PostPosted: Sat 17 Feb, 2007 6:52 pm    Post subject: Good Advice         Reply with quote

Thank you for so much input, I didn't expect this much so soon. Expect me to work on a lot of the changes you mentioned in the near future.

I realize about the gripping portion that the pictures(i.e. the zwerchau and the Long-Edge-up Pflug) that my grip isn't fantastic. Those pictures a little old when my understanding and technique wasn't as good, I'll be redoing the pictures soon as well incorporating the improved subtleties.

About the italian and german stuff, I guess I should make a little disclaimer.

I'm not trying to create the stie about specifically German or Italian stuff. What I'm trying to demonstrate is my knowledge and experience(which I believe to be off to a great start and well on their way towards good proficiency) which I have learned based on my study of both systems. I'm trying to acknowledge everything that's out there so people know that I'm not trying to say "this is how I do it and it's the best, blah blah". I'm trying to offer something of everything so people can see that and choose for themselves how to do things.

Similar to what George Silver wrote about in his 'Paradoxes of Defense' about individuals having individual strengths and weaknesses and personalities and one shouldn't teach everyone the same thing in the same way, I want to show what I've learned in MY OWN style of longsword fencing- I.e. what I've found to work for me. To avoid sounding too pretentious however, I'm showing and referencing the German and Italian stuff to show I didn't just grab this stuff out of thin air.

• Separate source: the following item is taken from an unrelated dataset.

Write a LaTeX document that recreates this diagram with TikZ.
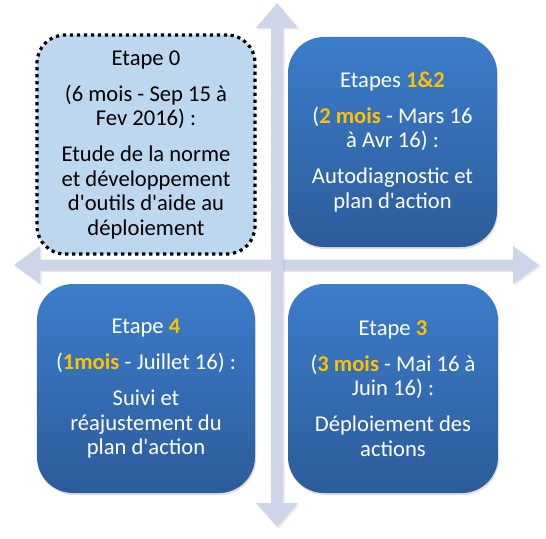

I am going to start including some actual quotes from some of the manuals and even the modern training books as well per your suggestions, as I think this has merit(that way people see not only my own words, but others' as well).

The text, pictures, and layout are going to be under constant revision as my understanding deepens. I hope this helps to clarify my intent, as well as acknowledge all the opinions brought up about the site.

Thanks for all the comments by the way, both positive and negative. It's really helped me evaluate myself and grow.